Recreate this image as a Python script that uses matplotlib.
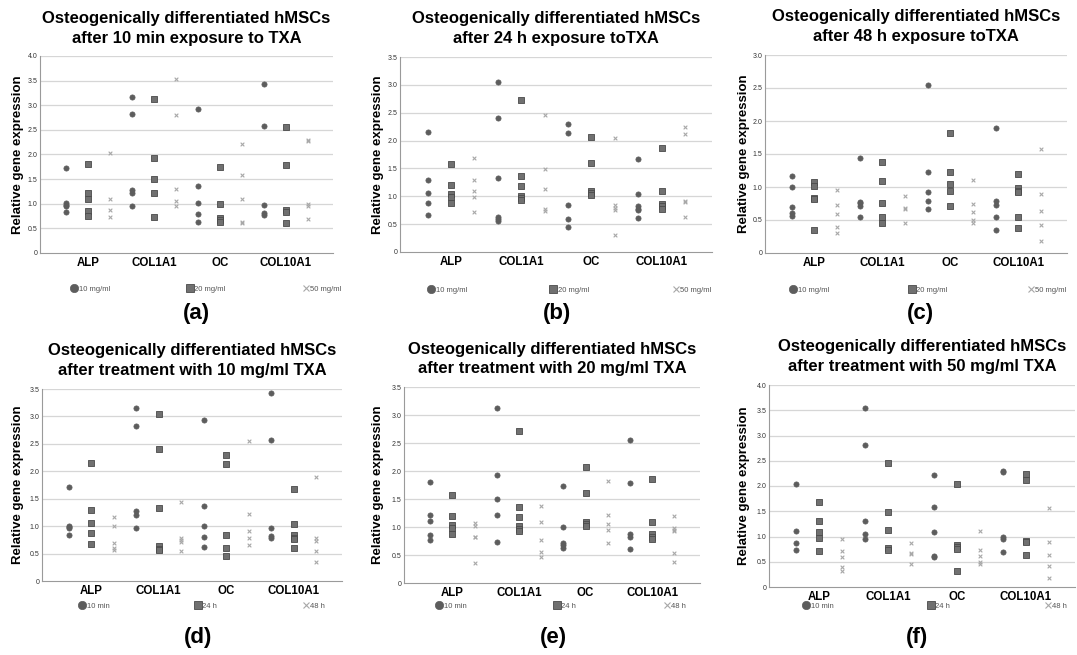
import matplotlib
matplotlib.use("Agg")
import matplotlib.pyplot as plt
from matplotlib.lines import Line2D

plt.rcParams['font.family'] = ['Liberation Sans', 'DejaVu Sans']

genes = ['ALP', 'COL1A1', 'OC', 'COL10A1']

# relative gene expression, one list per gene (ALP, COL1A1, OC, COL10A1)
# 10 min exposure
t10min_10mg = [[1.72, 1.01, 0.98, 0.96, 0.84],
               [3.16, 2.82, 1.28, 1.21, 0.96],
               [2.93, 1.37, 1.01, 0.80, 0.62],
               [3.43, 2.57, 0.97, 0.82, 0.78]]
t10min_20mg = [[1.81, 1.21, 1.10, 0.85, 0.76],
               [3.12, 1.93, 1.50, 1.22, 0.73],
               [1.74, 1.00, 0.71, 0.67, 0.62],
               [2.56, 1.78, 0.87, 0.83, 0.61]]
t10min_50mg = [[2.04, 1.10, 0.87, 0.73],
               [3.54, 2.81, 1.30, 1.05, 0.95],
               [2.21, 1.59, 1.09, 0.62, 0.60],
               [2.30, 2.27, 0.99, 0.96, 0.70]]
# 24 h exposure
t24h_10mg = [[2.16, 1.29, 1.06, 0.88, 0.67],
             [3.05, 2.40, 1.33, 0.63, 0.59, 0.56],
             [2.29, 2.14, 0.84, 0.60, 0.45],
             [1.67, 1.04, 0.83, 0.78, 0.76, 0.61]]
t24h_20mg = [[1.58, 1.20, 1.04, 0.99, 0.88],
             [2.72, 1.36, 1.18, 1.01, 0.97, 0.93],
             [2.07, 1.60, 1.09, 1.06, 1.02],
             [1.86, 1.09, 0.87, 0.82, 0.78]]
t24h_50mg = [[1.68, 1.30, 1.09, 0.98, 0.71],
             [2.46, 1.49, 1.13, 0.78, 0.73],
             [2.04, 0.84, 0.79, 0.76, 0.31],
             [2.24, 2.12, 0.91, 0.89, 0.63]]
# 48 h exposure
t48h_10mg = [[1.17, 1.00, 0.70, 0.61, 0.56],
             [1.44, 0.78, 0.75, 0.71, 0.55],
             [2.55, 1.22, 0.92, 0.79, 0.66],
             [1.90, 0.79, 0.73, 0.55, 0.35]]
t48h_20mg = [[1.07, 1.02, 0.83, 0.82, 0.35],
             [1.38, 1.09, 0.76, 0.55, 0.46],
             [1.82, 1.22, 1.05, 0.94, 0.71],
             [1.19, 0.99, 0.94, 0.92, 0.54, 0.38]]
t48h_50mg = [[0.96, 0.72, 0.59, 0.40, 0.31],
             [0.87, 0.68, 0.66, 0.45],
             [1.11, 0.74, 0.62, 0.50, 0.45],
             [1.57, 0.90, 0.64, 0.42, 0.18]]

conc_labels = ['10 mg/ml', '20 mg/ml', '50 mg/ml']
time_labels = ['10 min', '24 h', '48 h']

W, H = 1077, 655
fig = plt.figure(figsize=(W / 100, H / 100), dpi=100)


def fx(px):
    return px / W


def fy(py):
    return 1 - py / H


# marker, face, edge, size, linewidth
styles = [('o', '#5d5d5d', '#5d5d5d', 14, 0.5),
          ('s', '#707070', '#4a4a4a', 13, 0.6),
          ('x', '#a8a8a8', '#a8a8a8', 7, 0.8)]

head = 'Osteogenically differentiated hMSCs'
panels = [
    # box (left, right, top, bottom) px, ymax, subtitle, series, labels, tag,
    # legend (x0, x1, y) px, tag (x, y) px, ylabel x px
    ((40, 333, 56, 253), 4.0, 'after 10 min exposure to TXA',
     [t10min_10mg, t10min_20mg, t10min_50mg], conc_labels, '(a)', (71, 341, 289), (196, 313), 18),
    ((400, 712, 57, 252), 3.5, 'after 24 h exposure toTXA',
     [t24h_10mg, t24h_20mg, t24h_50mg], conc_labels, '(b)', (428, 711, 290), (557, 313), 378),
    ((765, 1067, 55, 253), 3.0, 'after 48 h exposure toTXA',
     [t48h_10mg, t48h_20mg, t48h_50mg], conc_labels, '(c)', (790, 1066, 290), (920, 313), 744),
    ((42, 342, 389, 581), 3.5, 'after treatment with 10 mg/ml TXA',
     [t10min_10mg, t24h_10mg, t48h_10mg], time_labels, '(d)', (79, 325, 606), (198, 638), 18),
    ((404, 700, 387, 583), 3.5, 'after treatment with 20 mg/ml TXA',
     [t10min_20mg, t24h_20mg, t48h_20mg], time_labels, '(e)', (436, 686, 606), (553, 638), 378),
    ((769, 1075, 385, 587), 4.0, 'after treatment with 50 mg/ml TXA',
     [t10min_50mg, t24h_50mg, t48h_50mg], time_labels, '(f)', (803, 1067, 606), (917, 638), 744),
]

for box, ymax, sub, series, labels, tag, leg, tagpos, ylx in panels:
    l, r, t, b = box
    ax = fig.add_axes([fx(l), fy(b), fx(r - l), (b - t) / H])
    for i, data in enumerate(series):
        m, fc, ec, s, lw = styles[i]
        for j in range(len(genes)):
            vals = data[j]
            if m == 'x':
                ax.scatter([3 * j + i] * len(vals), vals, marker=m, s=s,
                           c=fc, linewidths=lw, zorder=3)
            else:
                ax.scatter([3 * j + i] * len(vals), vals, marker=m, s=s,
                           c=fc, edgecolors=ec, linewidths=lw, zorder=3)
    ax.set_xlim(-1.18, 12.15)
    ax.set_ylim(0, ymax)
    yt = [k * 0.5 for k in range(int(ymax / 0.5) + 1)]
    ax.set_yticks(yt)
    ax.set_yticklabels(['0'] + ['%.1f' % v for v in yt[1:]])
    ax.set_xticks([3 * j + 1 for j in range(len(genes))])
    ax.set_xticklabels(genes, fontsize=8.3, fontweight='bold')
    ax.tick_params(axis='y', length=0, pad=2, labelsize=5, labelcolor='#333333')
    ax.tick_params(axis='x', length=0, pad=3)
    for v in yt[1:]:
        ax.axhline(v, color='#d6d6d6', lw=0.9, zorder=1)
    for side in ['top', 'right']:
        ax.spines[side].set_visible(False)
    for side in ['left', 'bottom']:
        ax.spines[side].set_color('#9a9a9a')
        ax.spines[side].set_linewidth(0.8)

    cx = (l + r) / 2
    fig.text(fx(cx), fy(t - 38), head, ha='center', va='center',
             fontsize=12, fontweight='bold')
    fig.text(fx(cx), fy(t - 18), sub, ha='center', va='center',
             fontsize=12, fontweight='bold')
    fig.text(fx(ylx), fy((t + b) / 2), 'Relative gene expression', rotation=90,
             ha='center', va='center', fontsize=9.5, fontweight='bold')
    fig.text(fx(tagpos[0]), fy(tagpos[1]), tag, ha='center', va='center',
             fontsize=16, fontweight='bold')

    handles = []
    for i in range(3):
        m, fc, ec, s, lw = styles[i]
        handles.append(Line2D([], [], ls='none', marker=m,
                              markersize=6 if m != 'x' else 4.5,
                              markerfacecolor=fc, markeredgecolor=ec,
                              markeredgewidth=lw, label=labels[i]))
    x0, x1, ly = leg
    ax.legend(handles=handles, ncol=3, mode='expand', loc='center',
              bbox_to_anchor=(fx(x0), fy(ly), fx(x1 - x0), 0),
              bbox_transform=fig.transFigure, frameon=False, fontsize=5.5,
              labelcolor='#555555', borderpad=0, borderaxespad=0,
              handlelength=0.9, handletextpad=0.1)

fig.savefig('out.png', dpi=100)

**Do this:**
In the data above, please extract the lines from the first one through the line with "plt.rcParams['font.family'] = ['Liberation", exactly, and keep pictures out.

**In response:**
Recreate this image as a Python script that uses matplotlib.
import matplotlib
matplotlib.use("Agg")
import matplotlib.pyplot as plt
from matplotlib.lines import Line2D

plt.rcParams['font.family'] = ['Liberation Sans', 'DejaVu Sans']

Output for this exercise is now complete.